This false-color composite image, constructed from data obtained by NASA's Cassini spacecraft, shows Saturn's rings and southern hemisphere. Photo: NASA
PASADENA (BNS): Saturn's southern hemisphere consistently emitted more energy than its northern one, according to the observations done by NASA's Cassini spacecraft.
Saturn emitted gradually less energy each year from 2005 to 2009, just like a cosmic light bulb lights in a dimmer switch.
On top of that, energy levels changed with the seasons and differed from the last time a spacecraft visited Saturn in the early 1980s.
These never-before-seen trends came from a detailed analysis of long-term data from the composite infrared spectrometer (CIRS), an instrument built by NASA's Goddard Space Flight Center in Greenbelt, Marylnad, as well as a comparison with earlier data from NASA's Voyager spacecraft.
When combined with information about the energy coming to Saturn from the sun, the results could help scientists understand the nature of Saturn's internal heat source.
"The fact that Saturn actually emits more than twice the energy it absorbs from the sun has been a puzzle for many decades now," Kevin Baines, a Cassini team scientist at NASA's Jet Propulsion Laboratory, Pasadena and a co-author on a new paper about Saturn's energy output said.
"The Cassini CIRS data are very valuable because they give us a nearly complete picture of Saturn,” according to the research led by Liming Li of Cornell University in Ithaca, New York (now at the University of Houston), which was published in the Journal of Geophysical Research-Planets.
Saturn's flow of outgoing energy was lopsided, with its southern hemisphere giving off about one-sixth more energy than the northern one, Li explains.

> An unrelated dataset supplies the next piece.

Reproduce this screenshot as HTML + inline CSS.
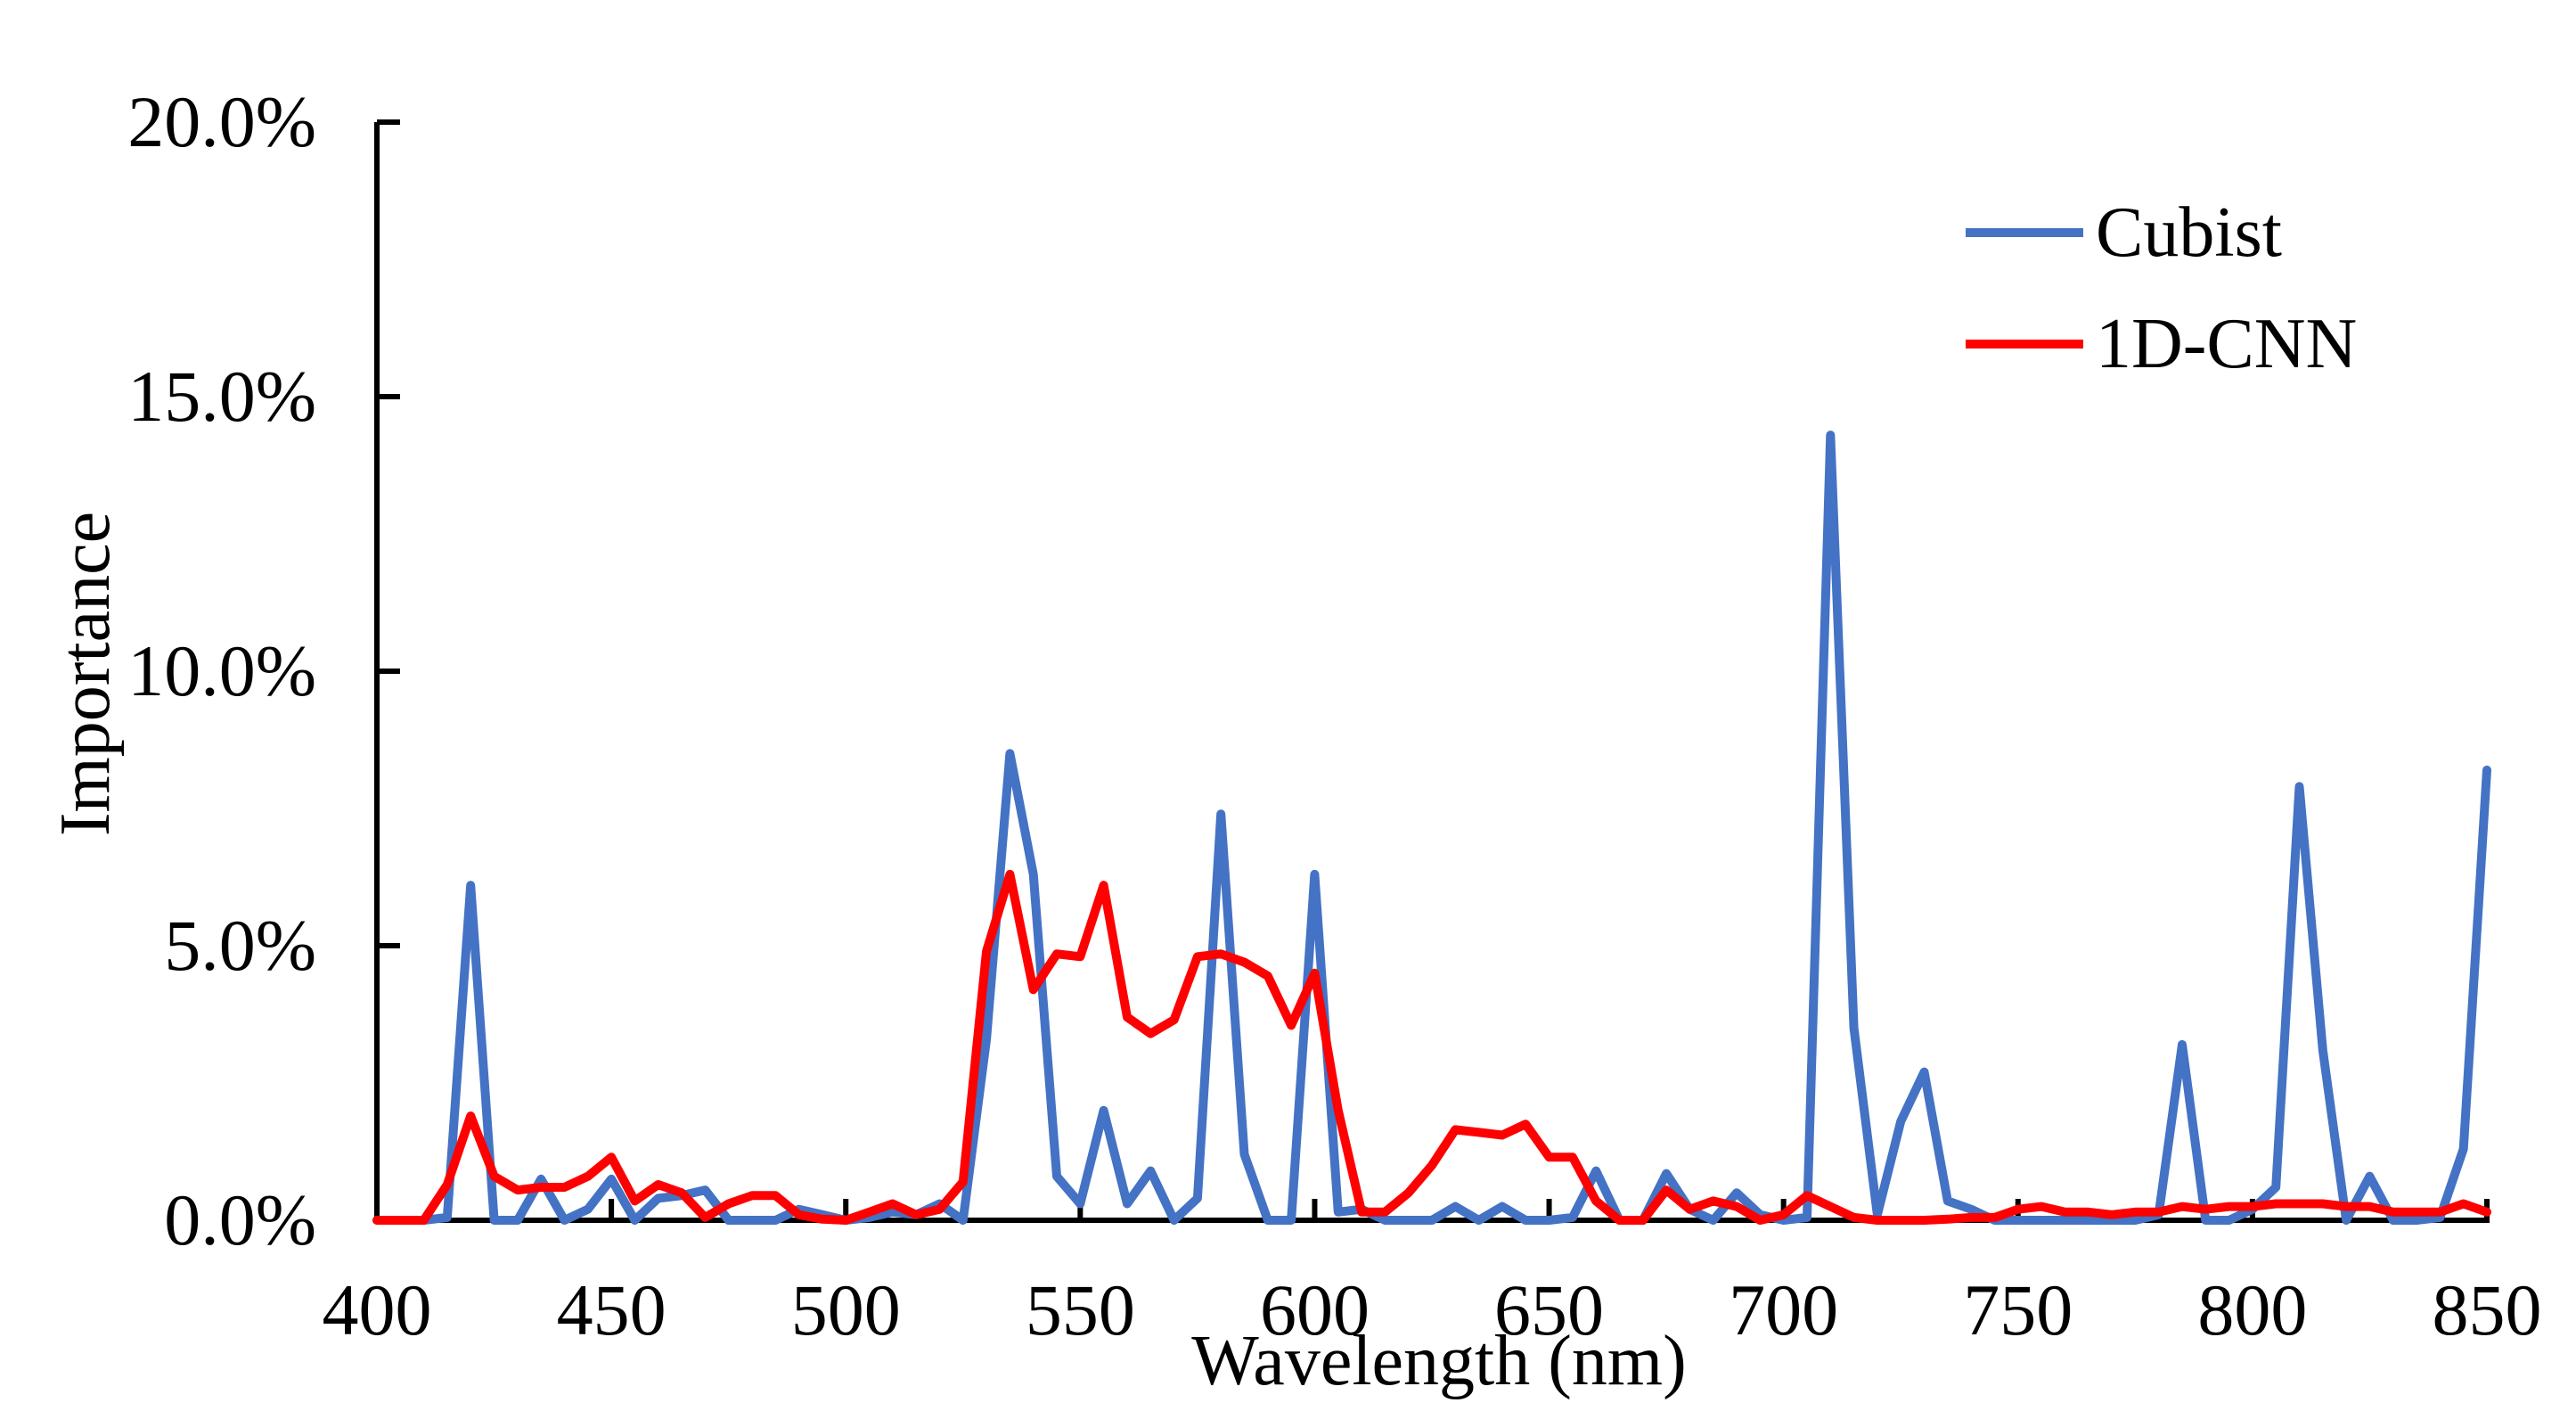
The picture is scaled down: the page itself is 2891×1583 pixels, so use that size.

This effect matched Saturn's seasons: during those five Earth-years, it was summer in the southern hemisphere and winter in the northern one. (A season on Saturn lasts about seven Earth-years.)
Cassini's observations revealed that the effective temperature in the northern hemisphere gradually dropped from 2005 to 2008 and started to warm up again by 2009. In the southern hemisphere, the effective temperature cooled from 2005 to 2009.
The emitted energy for each hemisphere rose and fell along with the effective temperature. Even so, during this five-year period, the planet as a whole seemed to be slowly cooling down and emitting less energy.
To find out if similar changes were happening one Saturn-year ago, the researchers looked at data collected by the Voyager spacecraft in 1980 and 1981 and did not see the imbalance between the southern and northern hemispheres. Instead, the two regions were much more consistent with each other.
"It's reasonable to think that the changes in Saturn's emitted power are related to cloud cover," Amy Simon-Miller, who heads the Planetary Systems Laboratory at Goddard and is a co-author on the paper said.
Scientists will be doing that as a next step by comparing the instrument's findings to data obtained by Cassini's imaging cameras and infrared mapping spectrometer instrument. The spectrometer, in particular, measures the amount of sunlight reflected by Saturn.
As scientists know the total amount of solar energy delivered to Saturn, they can derive the amount of sunlight absorbed by the planet and discern how much heat the planet itself is emitting. These calculations help scientists tackle what the actual source of that warming might be and whether it changes.
Better understanding Saturn's internal heat flow "will significantly deepen our understanding of the weather, internal structure and evolution of Saturn and the other giant planets," Li said.
The Cassini-Huygens mission is a cooperative project of NASA, the European Space Agency and the Italian Space Agency. The Cassini orbiter and its two onboard cameras were designed, developed and assembled at JPL.